Given instruction —
Retype, word for word, the lines from the first line of the entries through the line that holds "const ch1Peaks = [0.84, 1.48, 2.06, 4.06, 4.33, 4.68];"; leave out the pictures.

Dataset records —
- - -

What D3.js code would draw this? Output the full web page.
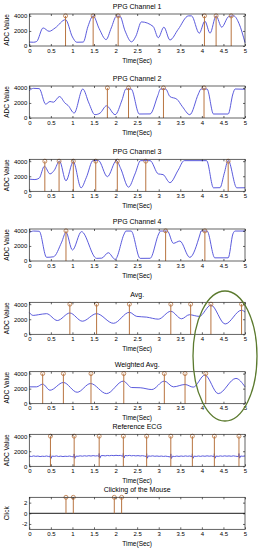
<!DOCTYPE html>
<html>
<head>
<meta charset="utf-8">
<script src="https://cdn.jsdelivr.net/npm/d3@7"></script>
<style>
  body { margin: 0; background: #fff; }
  text { font-family: "Liberation Sans", Arial, sans-serif; }
</style>
</head>
<body>
<svg id="fig" width="259" height="550"></svg>
<script>
// ---- data: [time (s), ADC value] ----
const titles = ["PPG Channel 1", "PPG Channel 2", "PPG Channel 3", "PPG Channel 4",
                "Avg.", "Weighted Avg.", "Reference ECG", "Clicking of the Mouse"];

const ch1 = [[0,520],[0.1,500],[0.17,600],[0.32,2400],[0.46,1950],[0.6,2400],[0.84,3500],
  [1.0,1200],[1.1,500],[1.25,520],[1.36,2600],[1.48,4000],[1.62,2300],[1.78,850],[1.9,2400],
  [2.02,3950],[2.1,3950],[2.22,2000],[2.37,550],[2.47,1300],[2.6,3200],[2.87,2600],[2.99,1100],
  [3.12,2500],[3.26,800],[3.45,2200],[3.69,4000],[3.76,4000],[3.94,1700],[4.07,3300],[4.19,1700],
  [4.33,4000],[4.46,2500],[4.62,3900],[4.74,4000],[4.86,3000],[5,450]];
const ch1Peaks = [0.84, 1.48, 2.06, 4.06, 4.33, 4.68];

const ch2 = [[0,3640],[0.1,3940],[0.23,3900],[0.38,1840],[0.48,2190],[0.56,2100],[0.7,2850],
  [0.83,1970],[0.9,1660],[1.04,660],[1.24,3850],[1.38,2000],[1.52,440],[1.64,650],[1.79,1620],
  [1.99,440],[2.15,2400],[2.24,3850],[2.36,3850],[2.55,530],[2.8,540],[2.98,3000],[3.04,3850],
  [3.16,3850],[3.26,2850],[3.42,2500],[3.55,1500],[3.72,440],[3.92,3200],[3.98,3850],[4.12,3850],
  [4.27,530],[4.61,530],[4.72,3200],[4.77,3850],[5,3820]];
const ch2Peaks = [1.81, 2.3, 3.11, 4.05];

const ch3 = [[0,1620],[0.13,1560],[0.23,1750],[0.35,3330],[0.48,2310],[0.58,2800],[0.7,4020],
  [0.85,1390],[1.02,3930],[1.2,460],[1.32,1800],[1.48,4100],[1.6,4100],[1.81,1940],[2.02,4070],
  [2.12,3000],[2.3,550],[2.45,2300],[2.58,4070],[2.8,4070],[2.99,2310],[3.1,2220],[3.26,1150],
  [3.45,2800],[3.59,4070],[4.11,4070],[4.27,460],[4.42,480],[4.52,2400],[4.61,4100],[4.81,460],[5,470]];
const ch3Peaks = [0.36, 0.69, 1.02, 1.54, 2.04, 2.7, 4.61];

const ch4 = [[0,3760],[0.1,3980],[0.23,3950],[0.4,490],[0.56,560],[0.75,2500],[0.85,3810],
  [1.0,1460],[1.21,3900],[1.56,350],[1.68,380],[1.83,1100],[1.99,220],[2.2,3600],[2.24,3980],
  [2.36,3980],[2.57,350],[2.8,360],[3.0,3600],[3.04,3980],[3.2,3980],[3.34,2350],[3.49,2650],
  [3.72,480],[3.96,3600],[3.98,3980],[4.12,3980],[4.3,420],[4.61,420],[4.72,3600],[4.77,3980],[5,3980]];
const ch4Peaks = [0.85, 3.16, 4.07];

const avg = [[0,2880],[0.09,2510],[0.21,2600],[0.4,2740],[0.65,1830],[0.94,2830],[1.23,1740],
  [1.56,2740],[1.95,1460],[2.32,2920],[2.49,2380],[2.72,2280],[2.99,2010],[3.28,3060],[3.53,2060],
  [3.71,2600],[3.94,2380],[4.21,3880],[4.54,1370],[4.92,3200],[5,2950]];
const avgPeaks = [0.94, 1.56, 2.32, 3.28, 3.74, 4.21, 4.92];

const wavg = [[0,2240],[0.17,2240],[0.31,2600],[0.48,1790],[0.79,2820],[1.11,1520],[1.42,2680],
  [1.79,1340],[2.18,3000],[2.37,2150],[2.57,2120],[2.84,1880],[3.13,3000],[3.34,2240],[3.61,2550],
  [3.8,2200],[4.07,3800],[4.38,1340],[4.79,3360],[5,2240]];
const wavgPeaks = [0.31, 0.79, 1.43, 2.19, 3.13, 3.61, 4.09];

const ecg = [[0,1350],[0.05,1300],[0.1,1380],[0.15,1320],[0.2,1360],[0.25,1290],[0.3,1340],
  [0.35,1310],[0.4,1370],[0.45,1300],[0.48,1250],[0.49,1650],[0.505,1050],[0.53,1360],[0.58,1320],
  [0.63,1380],[0.68,1300],[0.73,1350],[0.78,1290],[0.83,1340],[0.88,1310],[0.93,1360],[0.98,1300],
  [1.03,1240],[1.04,1640],[1.055,1060],[1.08,1350],[1.13,1330],[1.18,1390],[1.23,1340],[1.28,1400],
  [1.33,1350],[1.38,1410],[1.43,1360],[1.48,1420],[1.53,1370],[1.58,1400],[1.61,1300],[1.62,1700],
  [1.635,1080],[1.66,1400],[1.71,1430],[1.76,1380],[1.81,1440],[1.86,1400],[1.91,1450],[1.96,1410],
  [2.01,1460],[2.06,1420],[2.11,1450],[2.17,1330],[2.18,1720],[2.195,1100],[2.22,1440],[2.27,1400],
  [2.32,1450],[2.37,1390],[2.42,1430],[2.47,1380],[2.52,1420],[2.57,1370],[2.62,1410],[2.67,1360],
  [2.71,1290],[2.72,1680],[2.735,1070],[2.76,1380],[2.81,1340],[2.86,1390],[2.91,1330],[2.96,1370],
  [3.01,1320],[3.06,1360],[3.11,1310],[3.16,1350],[3.21,1300],[3.27,1240],[3.28,1650],[3.295,1040],
  [3.32,1340],[3.37,1300],[3.42,1360],[3.47,1310],[3.52,1370],[3.57,1320],[3.62,1380],[3.67,1330],
  [3.72,1370],[3.77,1270],[3.78,1660],[3.795,1060],[3.82,1350],[3.87,1310],[3.92,1370],[3.97,1320],
  [4.02,1380],[4.07,1330],[4.12,1390],[4.17,1340],[4.22,1380],[4.28,1280],[4.29,1680],[4.305,1070],
  [4.33,1360],[4.38,1320],[4.43,1380],[4.48,1330],[4.53,1390],[4.58,1340],[4.63,1380],[4.68,1330],
  [4.73,1390],[4.78,1340],[4.85,1290],[4.86,1700],[4.875,1080],[4.9,1370],[4.95,1330],[5,1380]];
const ecgPeaks = [0.49, 1.04, 1.62, 2.18, 2.72, 3.28, 3.78, 4.29, 4.86];

const clicks = [[0,0],[5,0]];
const clickPeaks = [0.85, 1.02, 1.97, 2.14];

const xTicks = [0, 0.5, 1, 1.5, 2, 2.5, 3, 3.5, 4, 4.5, 5];
const adcTicks = [0, 2000, 4000];
const clickTicks = [-2, 0, 2];

// ---- layout ----
const panelTops = [14, 86, 159.3, 229, 302.3, 371.7, 434.3, 497.3];
const PANEL_H = 32;
const LEFT = 29.3, RIGHT = 245;
const BLUE = "#4848d8", STEM = "#b87440";

const series = [ch1, ch2, ch3, ch4, avg, wavg, ecg, clicks];
const peaks = [ch1Peaks, ch2Peaks, ch3Peaks, ch4Peaks, avgPeaks, wavgPeaks, ecgPeaks, clickPeaks];

const svg = d3.select("#fig");
const x = d3.scaleLinear().domain([0, 5]).range([LEFT, RIGHT]);
const plain = d => String(d);   // MATLAB style labels: hyphen minus, no trailing zeros

series.forEach((data, i) => {
    const top = panelTops[i], bottom = top + PANEL_H;
    const isClick = i === 7;
    const y = isClick
        ? d3.scaleLinear().domain([-3, 3]).range([bottom, top])
        : d3.scaleLinear().domain([0, 4250]).range([bottom, top]);
    const peakVal = isClick ? 3 : 4000;
    const yTicks = isClick ? clickTicks : adcTicks;
    const g = svg.append("g");

    g.append("rect")
        .attr("x", LEFT).attr("y", top)
        .attr("width", RIGHT - LEFT).attr("height", PANEL_H)
        .attr("fill", "#fff");

    // signal
    const line = d3.line()
        .x(d => x(d[0])).y(d => y(d[1]))
        .curve(i === 6 || isClick ? d3.curveLinear : d3.curveMonotoneX);
    g.append("path")
        .datum(data)
        .attr("d", line)
        .attr("fill", "none")
        .attr("stroke", isClick ? "#000" : BLUE)
        .attr("stroke-width", 0.9);

    // stems
    g.selectAll(".stem").data(peaks[i]).join("line")
        .attr("x1", d => x(d)).attr("x2", d => x(d))
        .attr("y1", y(0)).attr("y2", y(peakVal))
        .attr("stroke", STEM).attr("stroke-width", 1);
    g.selectAll(".mark").data(peaks[i]).join("circle")
        .attr("cx", d => x(d)).attr("cy", y(peakVal)).attr("r", 2)
        .attr("fill", "none").attr("stroke", STEM).attr("stroke-width", 0.8);

    // axes, ticks pointing inwards on all four sides
    g.append("g").attr("transform", `translate(0,${bottom})`)
        .call(d3.axisBottom(x).tickValues(xTicks).tickSizeInner(-2).tickSizeOuter(0)
            .tickPadding(2.5).tickFormat(plain));
    g.append("g").attr("transform", `translate(0,${top})`)
        .call(d3.axisTop(x).tickValues(xTicks).tickSizeInner(-2).tickSizeOuter(0)
            .tickFormat(""));
    g.append("g").attr("transform", `translate(${LEFT},0)`)
        .call(d3.axisLeft(y).tickValues(yTicks)
            .tickSizeInner(-2).tickSizeOuter(0).tickPadding(2).tickFormat(plain));
    g.append("g").attr("transform", `translate(${RIGHT},0)`)
        .call(d3.axisRight(y).tickValues(yTicks)
            .tickSizeInner(-2).tickSizeOuter(0).tickFormat(""));
    g.selectAll(".domain").remove();
    g.selectAll(".tick line").attr("stroke", "#000").attr("stroke-width", 0.6);
    g.selectAll(".tick text").attr("font-size", 6).attr("fill", "#000")
        .attr("font-family", "Liberation Sans, Arial, sans-serif");

    g.append("rect")
        .attr("x", LEFT).attr("y", top)
        .attr("width", RIGHT - LEFT).attr("height", PANEL_H)
        .attr("fill", "none").attr("stroke", "#222").attr("stroke-width", 0.7);

    // labels
    g.append("text")
        .attr("x", (LEFT + RIGHT) / 2).attr("y", top - 5)
        .attr("text-anchor", "middle").attr("font-size", 7)
        .text(titles[i]);
    g.append("text")
        .attr("x", (LEFT + RIGHT) / 2).attr("y", bottom + 16.5)
        .attr("text-anchor", "middle").attr("font-size", 6.5)
        .text("Time(Sec)");
    g.append("text")
        .attr("transform", `translate(9,${(top + bottom) / 2}) rotate(-90)`)
        .attr("text-anchor", "middle").attr("font-size", 6.5)
        .text(isClick ? "Click" : "ADC Value");
});

// highlight drawn over the Avg. panels
svg.append("ellipse")
    .attr("cx", 225).attr("cy", 356).attr("rx", 32).attr("ry", 65)
    .attr("fill", "none").attr("stroke", "#5b7a2e").attr("stroke-width", 1.3);
</script>
</body>
</html>
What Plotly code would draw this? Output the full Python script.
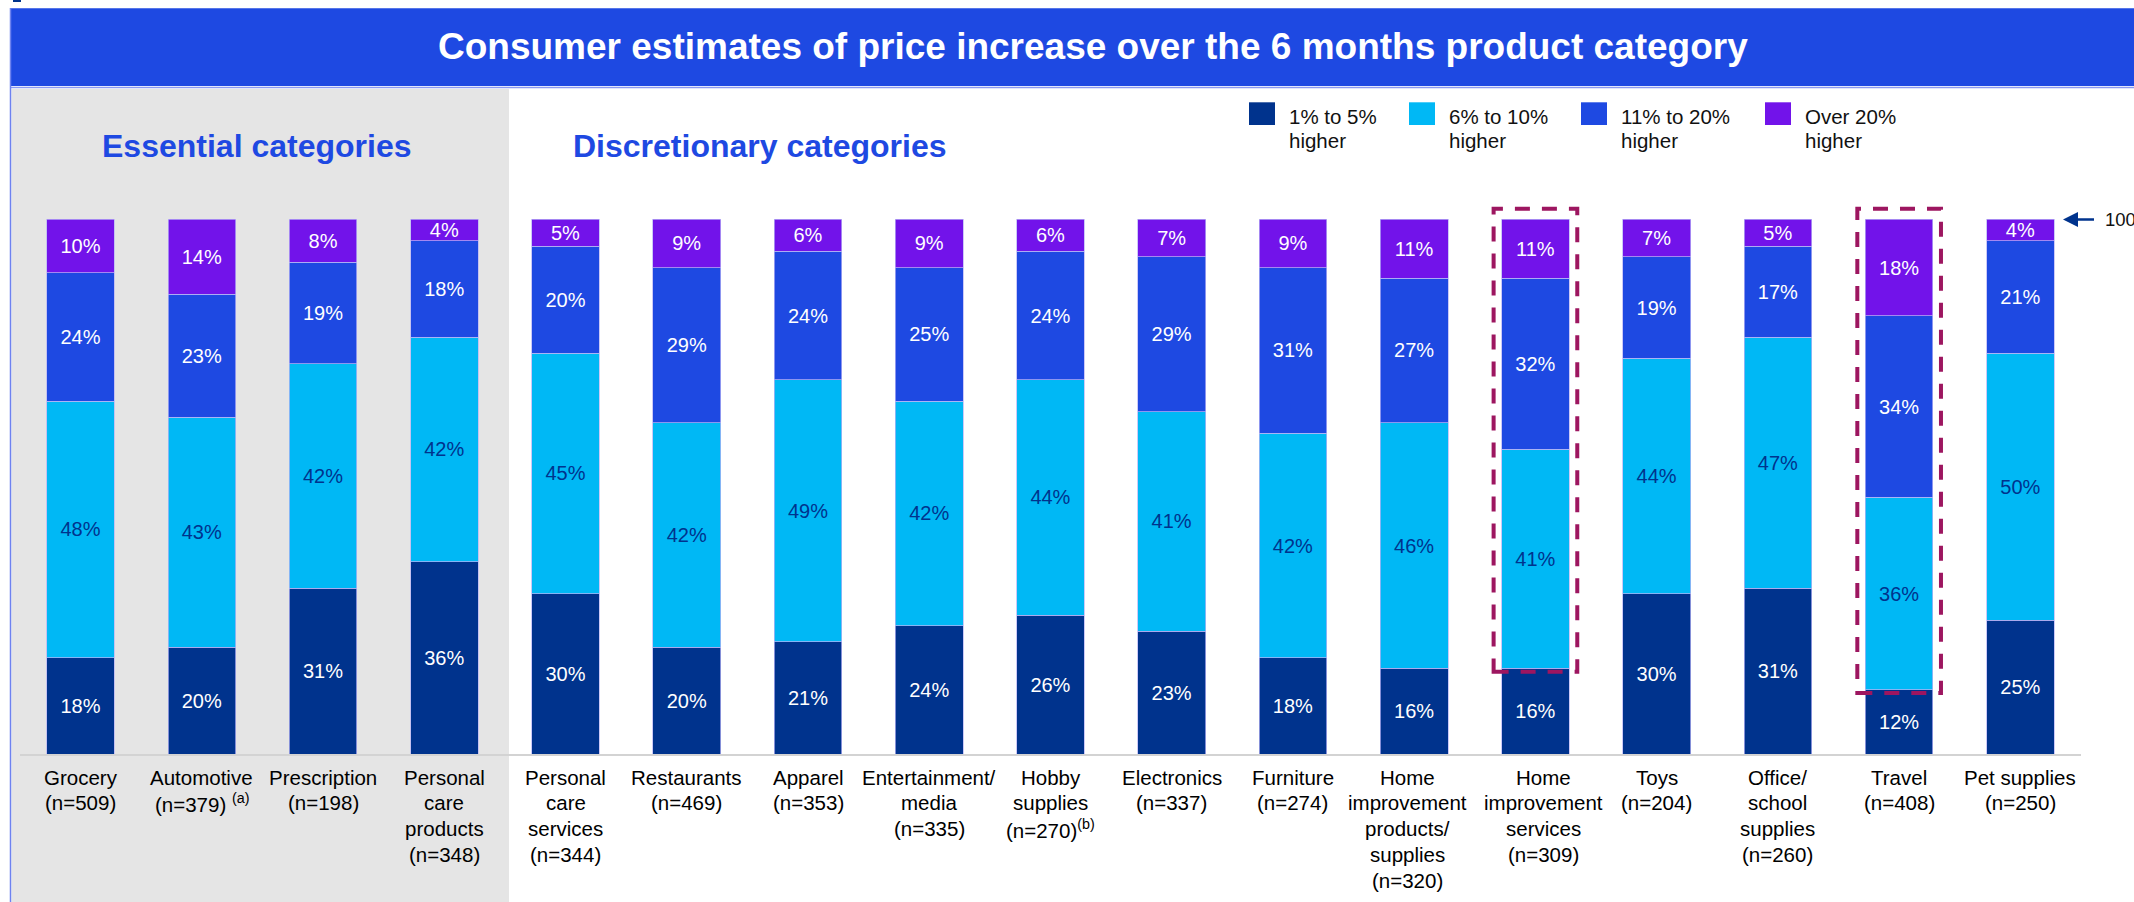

- - -

Completed exercise —
What D3.js code would draw this? Output the full web page.
<!DOCTYPE html>
<html>
<head>
<meta charset="utf-8">
<script src="https://cdn.jsdelivr.net/npm/d3@7"></script>
<style>
  body { margin: 0; background: #fff; }
  text { font-family: "Liberation Sans", Arial, sans-serif; }
</style>
</head>
<body>
<svg id="fig" width="259" height="550"></svg>
<script>
// ---- data: [time (s), ADC value] ----
const titles = ["PPG Channel 1", "PPG Channel 2", "PPG Channel 3", "PPG Channel 4",
                "Avg.", "Weighted Avg.", "Reference ECG", "Clicking of the Mouse"];

const ch1 = [[0,520],[0.1,500],[0.17,600],[0.32,2400],[0.46,1950],[0.6,2400],[0.84,3500],
  [1.0,1200],[1.1,500],[1.25,520],[1.36,2600],[1.48,4000],[1.62,2300],[1.78,850],[1.9,2400],
  [2.02,3950],[2.1,3950],[2.22,2000],[2.37,550],[2.47,1300],[2.6,3200],[2.87,2600],[2.99,1100],
  [3.12,2500],[3.26,800],[3.45,2200],[3.69,4000],[3.76,4000],[3.94,1700],[4.07,3300],[4.19,1700],
  [4.33,4000],[4.46,2500],[4.62,3900],[4.74,4000],[4.86,3000],[5,450]];
const ch1Peaks = [0.84, 1.48, 2.06, 4.06, 4.33, 4.68];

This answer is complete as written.